■ Aim of the exercise ■
Each line that includes the string "matplotlib" counts once; give the total and nothing else.

## Begin Records for the exercise

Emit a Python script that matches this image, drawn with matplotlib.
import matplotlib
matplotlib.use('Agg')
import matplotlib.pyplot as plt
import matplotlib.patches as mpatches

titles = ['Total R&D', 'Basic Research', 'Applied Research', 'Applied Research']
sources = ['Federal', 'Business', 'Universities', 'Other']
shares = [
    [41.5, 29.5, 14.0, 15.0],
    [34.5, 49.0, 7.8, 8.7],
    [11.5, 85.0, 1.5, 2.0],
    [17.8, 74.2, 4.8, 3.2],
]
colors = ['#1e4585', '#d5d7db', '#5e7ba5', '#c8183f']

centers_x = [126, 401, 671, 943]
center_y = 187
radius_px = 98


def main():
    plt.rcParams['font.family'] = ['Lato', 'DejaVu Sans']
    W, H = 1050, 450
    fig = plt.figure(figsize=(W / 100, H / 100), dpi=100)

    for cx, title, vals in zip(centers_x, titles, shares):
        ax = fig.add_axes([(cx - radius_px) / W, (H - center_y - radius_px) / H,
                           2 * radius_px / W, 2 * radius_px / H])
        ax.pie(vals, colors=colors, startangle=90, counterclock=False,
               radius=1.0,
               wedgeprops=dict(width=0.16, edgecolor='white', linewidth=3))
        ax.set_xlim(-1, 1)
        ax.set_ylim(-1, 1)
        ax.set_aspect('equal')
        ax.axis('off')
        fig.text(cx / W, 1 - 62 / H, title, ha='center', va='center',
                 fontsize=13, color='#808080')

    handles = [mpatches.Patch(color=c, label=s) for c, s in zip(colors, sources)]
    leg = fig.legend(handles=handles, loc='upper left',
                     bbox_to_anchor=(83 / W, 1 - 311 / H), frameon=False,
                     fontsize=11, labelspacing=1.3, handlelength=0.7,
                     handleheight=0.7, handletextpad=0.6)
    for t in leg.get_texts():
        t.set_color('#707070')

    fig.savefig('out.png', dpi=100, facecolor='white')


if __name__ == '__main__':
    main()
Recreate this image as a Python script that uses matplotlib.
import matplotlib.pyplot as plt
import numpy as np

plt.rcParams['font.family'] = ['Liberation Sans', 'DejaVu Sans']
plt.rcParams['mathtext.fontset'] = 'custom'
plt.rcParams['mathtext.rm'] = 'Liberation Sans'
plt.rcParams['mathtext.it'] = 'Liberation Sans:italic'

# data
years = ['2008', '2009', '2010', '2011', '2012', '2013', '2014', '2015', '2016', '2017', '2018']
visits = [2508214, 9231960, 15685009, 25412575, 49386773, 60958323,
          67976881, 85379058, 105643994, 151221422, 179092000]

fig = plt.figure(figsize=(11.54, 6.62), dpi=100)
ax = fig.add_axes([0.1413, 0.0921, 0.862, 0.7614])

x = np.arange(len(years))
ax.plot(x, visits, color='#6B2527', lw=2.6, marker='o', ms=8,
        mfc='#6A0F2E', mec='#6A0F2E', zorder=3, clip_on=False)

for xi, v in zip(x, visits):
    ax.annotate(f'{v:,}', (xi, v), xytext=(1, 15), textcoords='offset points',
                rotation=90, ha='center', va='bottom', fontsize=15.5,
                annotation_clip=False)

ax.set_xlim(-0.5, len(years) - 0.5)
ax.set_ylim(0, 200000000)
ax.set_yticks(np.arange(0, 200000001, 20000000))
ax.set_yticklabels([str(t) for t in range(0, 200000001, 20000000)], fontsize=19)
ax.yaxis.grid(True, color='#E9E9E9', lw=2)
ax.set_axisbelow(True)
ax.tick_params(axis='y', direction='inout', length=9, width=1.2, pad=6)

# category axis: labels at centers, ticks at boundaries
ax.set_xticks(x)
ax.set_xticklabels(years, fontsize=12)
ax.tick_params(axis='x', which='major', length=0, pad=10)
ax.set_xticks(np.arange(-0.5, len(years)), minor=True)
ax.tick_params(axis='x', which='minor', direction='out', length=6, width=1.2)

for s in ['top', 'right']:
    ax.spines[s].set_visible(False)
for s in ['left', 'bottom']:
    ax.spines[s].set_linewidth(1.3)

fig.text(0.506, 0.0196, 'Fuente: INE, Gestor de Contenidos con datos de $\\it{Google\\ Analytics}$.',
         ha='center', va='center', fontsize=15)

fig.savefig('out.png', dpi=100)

## End Records for the exercise

■ Task result ■
7